The deferred payments and the earnout payments, if any, will be paid in cash and
unregistered shares of common stock of the Company. Either of the Company or the
Seller can elect to have up to two-thirds of each such payment made in cash,
with the remainder to be paid in shares of the Company's common stock at the
time of issuance.

          The Company's source of funds for the acquisition was cash on hand and
borrowings under the Company's existing revolving credit facility with LaSalle
Bank.

          A copy of the Asset Purchase Agreement is filed an exhibit hereto and
is incorporated by reference herein.

Item 7.  Financial Statements, Pro Forma Financial Information and Exhibits

(a)      Financial Statements of Business Acquired:
         ------------------------------------------

         The financial statements of Seller required by this item will be
         prepared in accordance with Regulation S-X and filed within 60 days of
         the date hereof.

(b)      Pro Forma Financial Information:
         --------------------------------

         The financial statements of Seller required by this item will be
         prepared in accordance with Regulation S-X and filed within 60 days of
         the date hereof.

(c)      Exhibits:
         ---------

         2  Asset Purchase Agreement dated as of September 1, 2002 among the
            Company, the Seller, the Parent and the Shareholders.







                                   SIGNATURES

          Pursuant to the requirements of the Securities Exchange Act of 1934,
as amended, the registrant has duly caused this report to be signed on its
behalf by the undersigned hereunto duly authorized.

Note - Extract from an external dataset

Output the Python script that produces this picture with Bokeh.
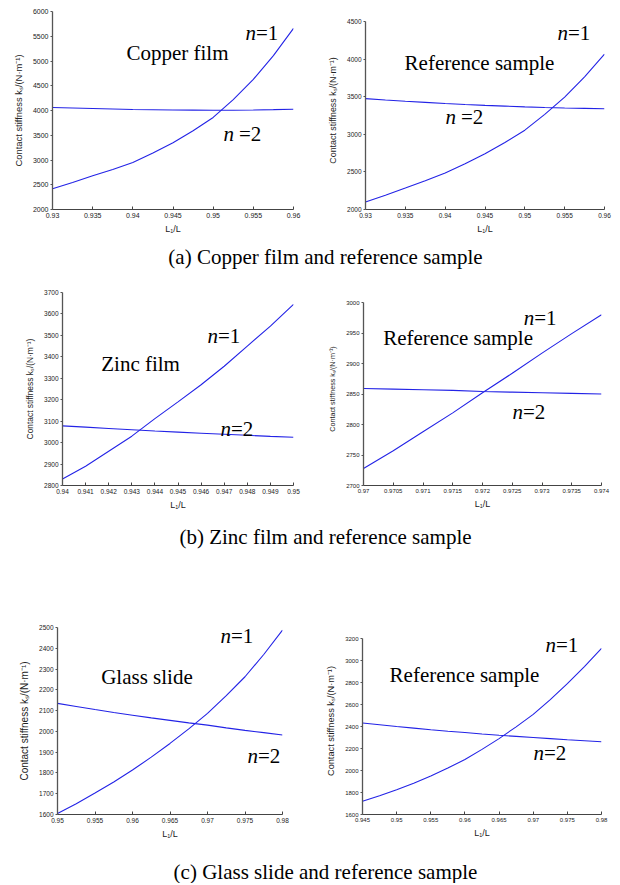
from bokeh.plotting import figure
from bokeh.layouts import column, row
from bokeh.models import Range1d, FixedTicker
from bokeh.core.properties import value
from bokeh.embed import file_html
from bokeh.resources import INLINE

# ---------------- data ----------------
# (a) Copper film
a1_x = [0.93, 0.9325, 0.935, 0.9375, 0.94, 0.9425, 0.945, 0.9475, 0.95, 0.9525, 0.955, 0.9575, 0.96]
a1_n1 = [2420, 2545, 2680, 2810, 2950, 3140, 3350, 3590, 3860, 4220, 4630, 5110, 5660]
a1_n2 = [4060, 4050, 4040, 4030, 4020, 4015, 4010, 4007, 4005, 4006, 4010, 4017, 4025]
a1_xticks = [0.93, 0.935, 0.94, 0.945, 0.95, 0.955, 0.96]
a1_xlabels = ["0.93", "0.935", "0.94", "0.945", "0.95", "0.955", "0.96"]
a1_yticks = [2000, 2500, 3000, 3500, 4000, 4500, 5000, 5500, 6000]

# (a) Reference sample
a2_x = [0.93, 0.9325, 0.935, 0.9375, 0.94, 0.9425, 0.945, 0.9475, 0.95, 0.9525, 0.955, 0.9575, 0.96]
a2_n1 = [2100, 2190, 2285, 2382, 2485, 2607, 2740, 2890, 3055, 3265, 3495, 3765, 4065]
a2_n2 = [3475, 3457, 3440, 3425, 3410, 3397, 3385, 3375, 3365, 3357, 3350, 3345, 3340]
a2_xticks = [0.93, 0.935, 0.94, 0.945, 0.95, 0.955, 0.96]
a2_xlabels = ["0.93", "0.935", "0.94", "0.945", "0.95", "0.955", "0.96"]
a2_yticks = [2000, 2500, 3000, 3500, 4000, 4500]

# (b) Zinc film
b1_x = [0.94, 0.941, 0.942, 0.943, 0.944, 0.945, 0.946, 0.947, 0.948, 0.949, 0.95]
b1_n1 = [2830, 2890, 2960, 3030, 3112, 3190, 3270, 3356, 3450, 3543, 3645]
b1_n2 = [3078, 3072, 3066, 3060, 3054, 3049, 3044, 3039, 3034, 3029, 3025]
b1_xticks = [0.94, 0.941, 0.942, 0.943, 0.944, 0.945, 0.946, 0.947, 0.948, 0.949, 0.95]
b1_xlabels = ["0.94", "0.941", "0.942", "0.943", "0.944", "0.945", "0.946",
              "0.947", "0.948", "0.949", "0.95"]
b1_yticks = [2800, 2900, 3000, 3100, 3200, 3300, 3400, 3500, 3600, 3700]

# (b) Reference sample
b2_x = [0.97, 0.9705, 0.971, 0.9715, 0.972, 0.9725, 0.973, 0.9735, 0.974]
b2_n1 = [2728, 2757, 2788, 2819, 2852, 2884, 2917, 2949, 2980]
b2_n2 = [2859, 2858, 2857, 2856, 2854, 2853, 2852, 2851, 2850]
b2_xticks = [0.97, 0.9705, 0.971, 0.9715, 0.972, 0.9725, 0.973, 0.9735, 0.974]
b2_xlabels = ["0.97", "0.9705", "0.971", "0.9715", "0.972", "0.9725", "0.973",
              "0.9735", "0.974"]
b2_yticks = [2700, 2750, 2800, 2850, 2900, 2950, 3000]

# (c) Glass slide
c1_x = [0.95, 0.9525, 0.955, 0.9575, 0.96, 0.9625, 0.965, 0.9675, 0.97, 0.9725, 0.975, 0.9775, 0.98]
c1_n1 = [1605, 1652, 1703, 1756, 1814, 1876, 1942, 2012, 2087, 2172, 2263, 2370, 2487]
c1_n2 = [2135, 2120, 2105, 2091, 2078, 2065, 2053, 2041, 2030, 2017, 2005, 1994, 1983]
c1_xticks = [0.95, 0.955, 0.96, 0.965, 0.97, 0.975, 0.98]
c1_xlabels = ["0.95", "0.955", "0.96", "0.965", "0.97", "0.975", "0.98"]
c1_yticks = [1600, 1700, 1800, 1900, 2000, 2100, 2200, 2300, 2400, 2500]

# (c) Reference sample
c2_x = [0.945, 0.9475, 0.95, 0.9525, 0.955, 0.9575, 0.96, 0.9625, 0.965, 0.9675,
        0.97, 0.9725, 0.975, 0.9775, 0.98]
c2_n1 = [1720, 1770, 1825, 1885, 1950, 2022, 2100, 2192, 2290, 2397, 2510, 2645,
         2790, 2945, 3110]
c2_n2 = [2432, 2416, 2400, 2385, 2370, 2357, 2345, 2332, 2320, 2310, 2300, 2290,
         2280, 2271, 2262]
c2_xticks = [0.945, 0.95, 0.955, 0.96, 0.965, 0.97, 0.975, 0.98]
c2_xlabels = ["0.945", "0.95", "0.955", "0.96", "0.965", "0.97", "0.975", "0.98"]
c2_yticks = [1600, 1800, 2000, 2200, 2400, 2600, 2800, 3000, 3200]

captions = ["(a) Copper film and reference sample",
            "(b) Zinc film and reference sample",
            "(c) Glass slide and reference sample"]

Y_LABEL = "Contact stiffness kₛ/(N·m⁻¹)"
X_LABEL = "L₁/L"
LINE_COLOR = "#2323e6"
SERIF = "Liberation Serif"
SANS = "Liberation Sans"


def panel(xs, n1, n2, xticks, xlabels, yticks, width, height, borders, pad_top,
          ylab_size, tick_size, name, name_xy, n1_xy, n2_xy, n2_gap=0):
    bl, bt, br, bb = borders
    frame_h = height - bt - bb
    y0, y1 = yticks[0], yticks[-1]
    y_end = y1 + (y1 - y0) * pad_top / (frame_h - pad_top)
    p = figure(width=width, height=height, title=None,
               x_range=Range1d(xticks[0], xticks[-1]),
               y_range=Range1d(y0, y_end),
               min_border_left=bl, min_border_top=bt,
               min_border_right=br, min_border_bottom=bb,
               output_backend="svg", toolbar_location=None)
    p.outline_line_color = None
    p.xgrid.visible = False
    p.ygrid.visible = False
    p.background_fill_color = "white"
    p.border_fill_color = "white"

    p.line(xs, n1, line_color=LINE_COLOR, line_width=1.1)
    p.line(xs, n2, line_color=LINE_COLOR, line_width=1.1)

    xa = p.xaxis[0]
    xa.ticker = FixedTicker(ticks=xticks, minor_ticks=[])
    xa.major_label_overrides = {t: s for t, s in zip(xticks, xlabels)}
    xa.major_tick_in = 3
    xa.major_tick_out = 0
    xa.minor_tick_line_color = None
    xa.major_label_standoff = 3
    xa.major_label_text_font = SANS
    xa.major_label_text_font_size = tick_size
    xa.major_label_text_color = "#222222"
    xa.axis_line_color = "#444444"
    xa.major_tick_line_color = "#444444"
    xa.axis_label = X_LABEL
    xa.axis_label_text_font = SANS
    xa.axis_label_text_font_style = "normal"
    xa.axis_label_text_font_size = "9px"
    xa.axis_label_text_color = "#222222"
    xa.axis_label_standoff = 3

    ya = p.yaxis[0]
    ya.ticker = FixedTicker(ticks=yticks, minor_ticks=[])
    ya.bounds = (y0, y1)
    ya.major_tick_in = 0
    ya.major_tick_out = 2
    ya.minor_tick_line_color = None
    ya.major_label_standoff = 2
    ya.major_label_text_font = SANS
    ya.major_label_text_font_size = tick_size
    ya.major_label_text_color = "#222222"
    ya.axis_line_color = "#555555"
    ya.axis_line_width = 1.3
    ya.major_tick_line_color = "#555555"
    ya.axis_label = Y_LABEL
    ya.axis_label_text_font = SANS
    ya.axis_label_text_font_style = "normal"
    ya.axis_label_text_font_size = ylab_size
    ya.axis_label_text_color = "#222222"
    ya.axis_label_standoff = 6

    p.text(x=[name_xy[0]], y=[name_xy[1]], text=[name],
           text_font=value(SERIF), text_font_size="21px",
           text_align="center", text_baseline="middle", text_color="black")
    for (xy, digit, gap) in ((n1_xy, "=1", 0), (n2_xy, "=2", n2_gap)):
        p.text(x=[xy[0]], y=[xy[1]], text=["n"],
               text_font=value(SERIF), text_font_size="21px",
               text_font_style="italic",
               text_align="right", text_baseline="middle", text_color="black")
        p.text(x=[xy[0]], y=[xy[1]], text=[digit], x_offset=gap,
               text_font=value(SERIF), text_font_size="21px",
               text_align="left", text_baseline="middle", text_color="black")
    return p


def caption(txt, h, ymid):
    c = figure(width=612, height=h, title=None,
               x_range=Range1d(0, 612), y_range=Range1d(0, h),
               x_axis_type=None, y_axis_type=None, min_border=0,
               output_backend="svg", toolbar_location=None)
    c.outline_line_color = None
    c.xgrid.visible = False
    c.ygrid.visible = False
    c.text(x=[325], y=[ymid], text=[txt], text_font=value(SERIF),
           text_font_size="21px", text_align="center", text_baseline="middle",
           text_color="black")
    return c


# row A: height 240, frame top border 11, bottom border 31
pa1 = panel(a1_x, a1_n1, a1_n2, a1_xticks, a1_xlabels, a1_yticks,
            313, 240, (52, 11, 20, 31), 0, "9.4px", "7px",
            "Copper film", (0.94556, 5167), (0.95533, 5574), (0.95259, 3523), 5)
pa2 = panel(a2_x, a2_n1, a2_n2, a2_xticks, a2_xlabels, a2_yticks,
            299, 240, (52, 11, 8, 31), 10, "8.9px", "6.5px",
            "Reference sample", (0.94431, 3944), (0.95542, 4341), (0.94136, 3230), 5)
# row B: height 246, top 20, bottom 33
pb1 = panel(b1_x, b1_n1, b1_n2, b1_xticks, b1_xlabels, b1_yticks,
            313, 246, (62, 20, 20, 33), 0, "8.4px", "6.5px",
            "Zinc film", (0.94338, 3365), (0.94673, 3497), (0.94729, 3064))
pb2 = panel(b2_x, b2_n1, b2_n2, b2_xticks, b2_xlabels, b2_yticks,
            299, 246, (50, 20, 11, 33), 10, "7.2px", "6px",
            "Reference sample", (0.97159, 2942), (0.97287, 2975), (0.97268, 2820))
# row C: height 291, top 75, bottom 29
pc1 = panel(c1_x, c1_n1, c1_n2, c1_xticks, c1_xlabels, c1_yticks,
            313, 291, (57, 75, 31, 29), 0, "10px", "6.5px",
            "Glass slide", (0.96193, 2263), (0.97313, 2461), (0.97673, 1881))
pc2 = panel(c2_x, c2_n1, c2_n2, c2_xticks, c2_xlabels, c2_yticks,
            299, 291, (49, 75, 11, 29), 11, "9.2px", "6px",
            "Reference sample", (0.95994, 2866), (0.97334, 3137), (0.97158, 2160))

layout = column(
    row(pa1, pa2, spacing=0),
    caption(captions[0], 32, 16),
    row(pb1, pb2, spacing=0),
    caption(captions[1], 34, 16),
    row(pc1, pc2, spacing=0),
    caption(captions[2], 40, 12),
    spacing=0,
)

open("out.html", "w").write(file_html(layout, INLINE))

                                 NAVIGANT CONSULTING, INC.



Date:  October 7, 2002      By:  /s/ Philip P. Steptoe
                                 ---------------------------------------
                            Name: Philip P. Steptoe
                            Title: Vice-President, General Counsel and Secretary







                                  EXHIBIT INDEX

Exhibit
Number   Description of Exhibit

2        Asset Purchase Agreement dated as of September 1, 2002 among the
         Company, the Seller, the Parent and the Shareholders.